>> start DATA BLOCK

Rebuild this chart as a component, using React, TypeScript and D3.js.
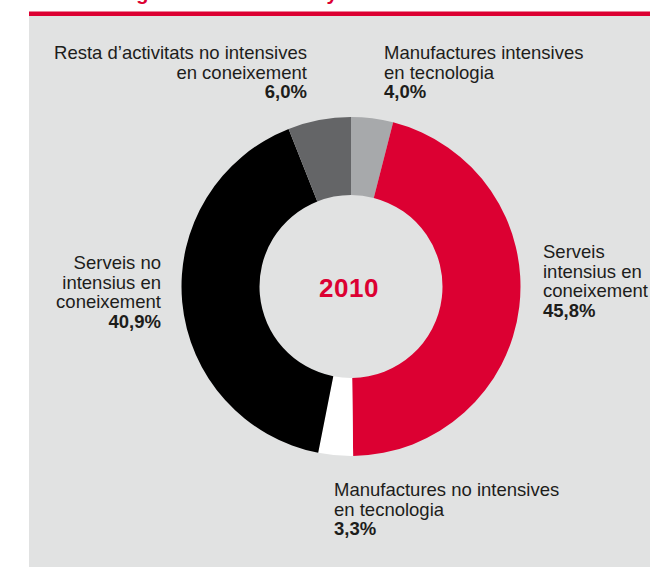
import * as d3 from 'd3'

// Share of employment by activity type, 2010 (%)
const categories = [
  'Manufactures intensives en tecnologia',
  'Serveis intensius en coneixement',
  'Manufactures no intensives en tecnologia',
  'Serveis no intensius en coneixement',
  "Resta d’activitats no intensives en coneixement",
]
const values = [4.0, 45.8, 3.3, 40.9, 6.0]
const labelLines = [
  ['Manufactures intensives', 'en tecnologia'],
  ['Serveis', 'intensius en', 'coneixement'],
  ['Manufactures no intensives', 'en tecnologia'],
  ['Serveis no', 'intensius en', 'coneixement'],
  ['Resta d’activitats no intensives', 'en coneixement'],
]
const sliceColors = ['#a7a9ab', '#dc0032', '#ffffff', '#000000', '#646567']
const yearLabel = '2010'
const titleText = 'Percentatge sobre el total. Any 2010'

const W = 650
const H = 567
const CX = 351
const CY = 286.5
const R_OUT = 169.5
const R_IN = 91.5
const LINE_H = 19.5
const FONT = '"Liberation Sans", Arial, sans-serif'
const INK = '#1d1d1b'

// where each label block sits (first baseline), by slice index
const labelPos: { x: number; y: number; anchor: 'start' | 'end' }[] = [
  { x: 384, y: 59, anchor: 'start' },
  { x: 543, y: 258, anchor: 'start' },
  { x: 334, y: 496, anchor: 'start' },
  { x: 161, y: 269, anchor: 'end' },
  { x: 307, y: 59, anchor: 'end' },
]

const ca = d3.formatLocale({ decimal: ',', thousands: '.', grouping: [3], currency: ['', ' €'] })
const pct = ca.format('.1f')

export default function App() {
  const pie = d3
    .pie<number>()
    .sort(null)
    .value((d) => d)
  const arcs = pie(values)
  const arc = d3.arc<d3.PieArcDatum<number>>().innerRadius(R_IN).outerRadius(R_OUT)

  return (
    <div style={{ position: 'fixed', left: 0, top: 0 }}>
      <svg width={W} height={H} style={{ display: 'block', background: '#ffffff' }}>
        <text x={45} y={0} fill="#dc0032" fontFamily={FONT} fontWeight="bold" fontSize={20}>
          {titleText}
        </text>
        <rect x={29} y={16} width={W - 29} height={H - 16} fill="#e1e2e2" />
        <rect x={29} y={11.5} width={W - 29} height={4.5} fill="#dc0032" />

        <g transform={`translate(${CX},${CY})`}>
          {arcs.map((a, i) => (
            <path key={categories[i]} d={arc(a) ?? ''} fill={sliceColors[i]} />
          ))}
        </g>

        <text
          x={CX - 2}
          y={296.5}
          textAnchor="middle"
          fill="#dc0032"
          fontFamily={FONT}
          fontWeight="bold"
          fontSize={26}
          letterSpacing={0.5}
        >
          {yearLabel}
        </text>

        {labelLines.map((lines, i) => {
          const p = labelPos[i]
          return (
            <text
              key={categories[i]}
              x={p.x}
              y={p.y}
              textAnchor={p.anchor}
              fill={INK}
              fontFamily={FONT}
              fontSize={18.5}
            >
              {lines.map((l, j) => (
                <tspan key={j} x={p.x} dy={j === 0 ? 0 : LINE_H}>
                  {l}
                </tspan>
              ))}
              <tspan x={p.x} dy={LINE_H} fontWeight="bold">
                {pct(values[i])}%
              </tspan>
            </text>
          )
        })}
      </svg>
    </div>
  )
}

>> end DATA BLOCK

* **THE PROBLEM**
Working from the lines above, reproduce the material exactly and exclude its pictures.

* **THE ANSWER**
Rebuild this chart as a component, using React, TypeScript and D3.js.
import * as d3 from 'd3'

// Share of employment by activity type, 2010 (%)
const categories = [
  'Manufactures intensives en tecnologia',
  'Serveis intensius en coneixement',
  'Manufactures no intensives en tecnologia',
  'Serveis no intensius en coneixement',
  "Resta d’activitats no intensives en coneixement",
]
const values = [4.0, 45.8, 3.3, 40.9, 6.0]
const labelLines = [
  ['Manufactures intensives', 'en tecnologia'],
  ['Serveis', 'intensius en', 'coneixement'],
  ['Manufactures no intensives', 'en tecnologia'],
  ['Serveis no', 'intensius en', 'coneixement'],
  ['Resta d’activitats no intensives', 'en coneixement'],
]
const sliceColors = ['#a7a9ab', '#dc0032', '#ffffff', '#000000', '#646567']
const yearLabel = '2010'
const titleText = 'Percentatge sobre el total. Any 2010'

const W = 650
const H = 567
const CX = 351
const CY = 286.5
const R_OUT = 169.5
const R_IN = 91.5
const LINE_H = 19.5
const FONT = '"Liberation Sans", Arial, sans-serif'
const INK = '#1d1d1b'

// where each label block sits (first baseline), by slice index
const labelPos: { x: number; y: number; anchor: 'start' | 'end' }[] = [
  { x: 384, y: 59, anchor: 'start' },
  { x: 543, y: 258, anchor: 'start' },
  { x: 334, y: 496, anchor: 'start' },
  { x: 161, y: 269, anchor: 'end' },
  { x: 307, y: 59, anchor: 'end' },
]

const ca = d3.formatLocale({ decimal: ',', thousands: '.', grouping: [3], currency: ['', ' €'] })
const pct = ca.format('.1f')

export default function App() {
  const pie = d3
    .pie<number>()
    .sort(null)
    .value((d) => d)
  const arcs = pie(values)
  const arc = d3.arc<d3.PieArcDatum<number>>().innerRadius(R_IN).outerRadius(R_OUT)

  return (
    <div style={{ position: 'fixed', left: 0, top: 0 }}>
      <svg width={W} height={H} style={{ display: 'block', background: '#ffffff' }}>
        <text x={45} y={0} fill="#dc0032" fontFamily={FONT} fontWeight="bold" fontSize={20}>
          {titleText}
        </text>
        <rect x={29} y={16} width={W - 29} height={H - 16} fill="#e1e2e2" />
        <rect x={29} y={11.5} width={W - 29} height={4.5} fill="#dc0032" />

        <g transform={`translate(${CX},${CY})`}>
          {arcs.map((a, i) => (
            <path key={categories[i]} d={arc(a) ?? ''} fill={sliceColors[i]} />
          ))}
        </g>

        <text
          x={CX - 2}
          y={296.5}
          textAnchor="middle"
          fill="#dc0032"
          fontFamily={FONT}
          fontWeight="bold"
          fontSize={26}
          letterSpacing={0.5}
        >
          {yearLabel}
        </text>

        {labelLines.map((lines, i) => {
          const p = labelPos[i]
          return (
            <text
              key={categories[i]}
              x={p.x}
              y={p.y}
              textAnchor={p.anchor}
              fill={INK}
              fontFamily={FONT}
              fontSize={18.5}
            >
              {lines.map((l, j) => (
                <tspan key={j} x={p.x} dy={j === 0 ? 0 : LINE_H}>
                  {l}
                </tspan>
              ))}
              <tspan x={p.x} dy={LINE_H} fontWeight="bold">
                {pct(values[i])}%
              </tspan>
            </text>
          )
        })}
      </svg>
    </div>
  )
}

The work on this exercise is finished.